There was the case of the Reker sisters, ages 12 and 15, who disappeared one day in 1974. Police shrugged it off as girls on a lark, until the bodies were found in a quarry a month later with multiple stab wounds. The case was never solved. And there was the mass murder of a woman and three children, shotgunned to death in their beds in 1978. Police questioned the killer, Joseph Ture, but released him to wreak carnage across Minnesota; he ended up raping numerous women and killing at least two before he was finally apprehended by Minneapolis police.

Baran’s delivery is masterful. In a pleasant and measured cadence, she methodically weaves together the micro strands of the flawed Wetterling investigation with the macro threads of an entire police system gone wrong, to create an eye-opening tapestry with profound implications for all Americans.

* * * * *

It’s hard not to be dubious about the prospects for any expose, even the most brilliant, to produce genuine systemic change. On the other hand, there is no question that podcasts can change the fates of those lucky few whom they spotlight.

Take Adnan Syed. Many will remember the viral popularity of Serial's debut season in 2014, with host Sarah Koenig recounting Syed's prosecution in the killing of his former high school girlfriend. Syed’s conviction was subsequently overturned and he was granted a new trial, much to the dismay of Maryland state attorneys, who are protesting that the appeal is "meritless" and a product of "sensationalized attention" that gave a legitimately convicted murderer the status of international superstar.

That was certainly the case for convicted killer Steven Avery after Netflix’s Making a Murderer, which spawned a large and vocal fan base insisting that he is innocent despite substantial evidence to the contrary. As I noted in my critical review of that spectacle, by cherry-picking which facts to air, a producer can energize an ignorant populism fueled by illusory knowledge. 

So, podcasters walk a fine line between educating the public about the realities of the criminal justice system -- as In the Dark does so well -- and pandering to the prurient, devolving into true-crime entertainment spectacles like “48 Hours Mystery." Or worse. The dangers of true-crime populism were perhaps best illustrated by the 2013 murder trial of Jodi Arias, where media corporations intent on audience titillation fomented a digital lynch mob.

Hewing to the educational function is Breakdown, an Atlanta Journal Constitution podcast that unabashedly acknowledges itself as a Serial knockoff.

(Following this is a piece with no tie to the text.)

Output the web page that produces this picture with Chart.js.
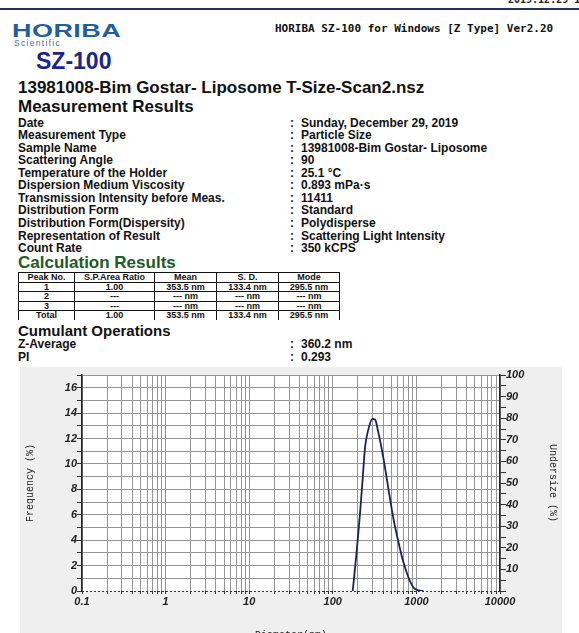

In Season One, “Railroad Justice in a Railroad Town,” reporter Bill Rankin plays on his experience as a senior legal affairs reporter, using the case of a small-town meth-head convicted of arson to illustrate how an underfunded public defense system is set up to fail poor Americans.

Season Two of Breakdown, Death in a Hot Car -- Mistake or Murder?, swings more toward the sensationalist side, presenting the case of a man who was so distracted by his sexting obsession that he left his toddler son strapped into a car seat on a hot June day in Georgia. The boy died. Justin Harris's case is generating major media interest, with the Atlanta Journal-Constitution hosting a dedicated web page with "minute-by-minute updates," and another site live-streaming the trial.

The PTA mom who was framed
Again going for the high road, some reporters are also adapting the popular serial format to the quaint, endangered medium of print journalism. A nice example is the recent L.A. Times series Framed: A Mystery in Six Parts, in which award-winning reporter and author Christopher Goffard tells the fascinating story of a PTA mother who was framed by a high-powered professional couple. Whereas most such series aim to expose justice gone wrong, Framed does the opposite, showcasing a refreshing example of a police investigation that went above and beyond the call of duty to get it right.

As you can see, there’s a lot out there to sample. But if you’ve only got time to check out one podcast series, I recommend In the Dark. It’s the cream of the crop, an edge-of-your-seat thriller and a compelling cautionary tale that deserves the ear of every American.